Leave out the pictures, and write out exactly the lines from the beginning of the material to the line holding "from matplotlib.patches import FancyBboxPatch", that line included, and nothing else.

[START RECORDED INFORMATION]

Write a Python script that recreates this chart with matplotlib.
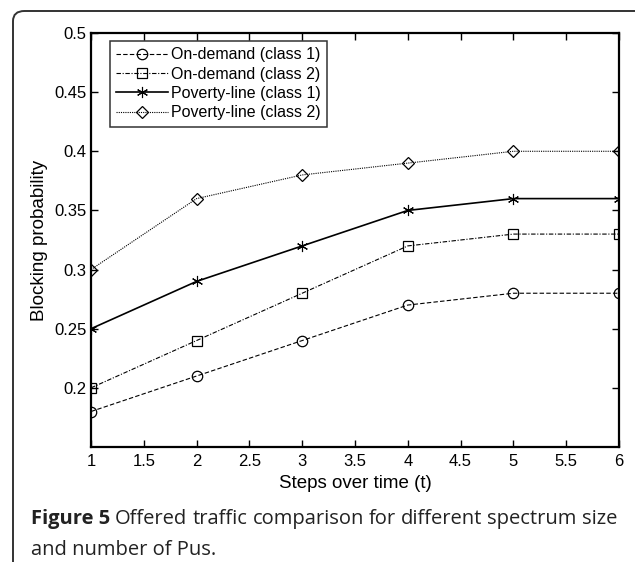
import matplotlib
matplotlib.use("Agg")
import matplotlib.pyplot as plt
from matplotlib.patches import FancyBboxPatch

steps = [1, 2, 3, 4, 5, 6]
od_class1 = [0.18, 0.21, 0.24, 0.27, 0.28, 0.28]
od_class2 = [0.20, 0.24, 0.28, 0.32, 0.33, 0.33]
pl_class1 = [0.25, 0.29, 0.32, 0.35, 0.36, 0.36]
pl_class2 = [0.30, 0.36, 0.38, 0.39, 0.40, 0.40]
labels = ['On-demand (class 1)', 'On-demand (class 2)',
          'Poverty-line (class 1)', 'Poverty-line (class 2)']
xticks = [1, 1.5, 2, 2.5, 3, 3.5, 4, 4.5, 5, 5.5, 6]
yticks = [0.2, 0.25, 0.3, 0.35, 0.4, 0.45, 0.5]
caption_bold = 'Figure 5'
caption_line1 = 'Offered traffic comparison for different spectrum size'
caption_line2 = 'and number of Pus.'

plt.rcParams['font.family'] = ['Liberation Sans', 'DejaVu Sans']

W, H = 635, 562
fig = plt.figure(figsize=(W / 100, H / 100), dpi=100)

# rounded frame around the figure (runs off the right and bottom edges)
frame = FancyBboxPatch((13 / W, -0.1), 1.2, 1 - 11 / H + 0.1,
                       boxstyle="round,pad=0,rounding_size=0.018",
                       transform=fig.transFigure, fill=False,
                       edgecolor='#333333', linewidth=1.4)
fig.patches.append(frame)

ax = fig.add_axes([91 / W, 1 - 447 / H, (619 - 91) / W, (447 - 33) / H])
ax.plot(steps, od_class1, color='k', ls=(0, (4, 2)), marker='o', mfc='none',
        ms=7.5, lw=0.8, mew=0.9, label=labels[0])
ax.plot(steps, od_class2, color='k', ls=(0, (4, 1.5, 1, 1.5)), marker='s', mfc='none',
        ms=7.5, lw=0.8, mew=0.9, label=labels[1])
ax.plot(steps, pl_class1, color='k', ls='-', marker=(6, 2, 0), ms=8,
        lw=1.2, mew=0.8, label=labels[2])
ax.plot(steps, pl_class2, color='k', ls=(0, (1, 1)), marker='D', mfc='none',
        ms=6, lw=0.8, mew=0.9, label=labels[3])

ax.set_xlim(1, 6)
ax.set_ylim(0.15, 0.5)
ax.set_xticks(xticks)
ax.set_xticklabels([f'{t:g}' for t in xticks])
ax.set_yticks(yticks)
ax.set_yticklabels([f'{t:g}' for t in yticks])
ax.tick_params(direction='in', length=5, labelsize=12, top=True, right=True, width=1)
ax.tick_params(axis='x', pad=5)
ax.tick_params(axis='y', pad=3)
for s in ax.spines.values():
    s.set_linewidth(1.6)
ax.set_xlabel('Steps over time (t)', fontsize=13.5)
ax.set_ylabel('Blocking probability', fontsize=13.5)
ax.xaxis.set_label_coords(0.5, -0.068)
ax.yaxis.set_label_coords(-0.082, 0.5)

leg = ax.legend(loc='upper left', bbox_to_anchor=(0.036, 0.981), fontsize=11.5,
                frameon=True, fancybox=False, edgecolor='black', handlelength=3.2,
                borderpad=0.4, labelspacing=0.27, handletextpad=0.2,
                borderaxespad=0)
leg.get_frame().set_linewidth(1.1)

# caption, first line justified between x=31 and x=617
fig.canvas.draw()
r = fig.canvas.get_renderer()
cap_kw = dict(fontsize=14.5, family='Open Sans', va='baseline', color='#222222')
words = [(caption_bold, 'bold')] + [(w, 'normal') for w in caption_line1.split()]
items = []
total = 0
for w, weight in words:
    t = fig.text(0, 0, w, fontweight=weight, **cap_kw)
    wpx = t.get_window_extent(renderer=r).width
    items.append((t, wpx))
    total += wpx
left, right = 31, 617
gap = (right - left - total) / (len(items) - 1)
x = left
for t, wpx in items:
    t.set_position((x / W, 1 - 524 / H))
    x += wpx + gap
fig.text(left / W, 1 - 555 / H, caption_line2, **cap_kw)

fig.savefig('out.png', dpi=100)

[END RECORDED INFORMATION]

## EXPECTED ANSWER
Write a Python script that recreates this chart with matplotlib.
import matplotlib
matplotlib.use("Agg")
import matplotlib.pyplot as plt
from matplotlib.patches import FancyBboxPatch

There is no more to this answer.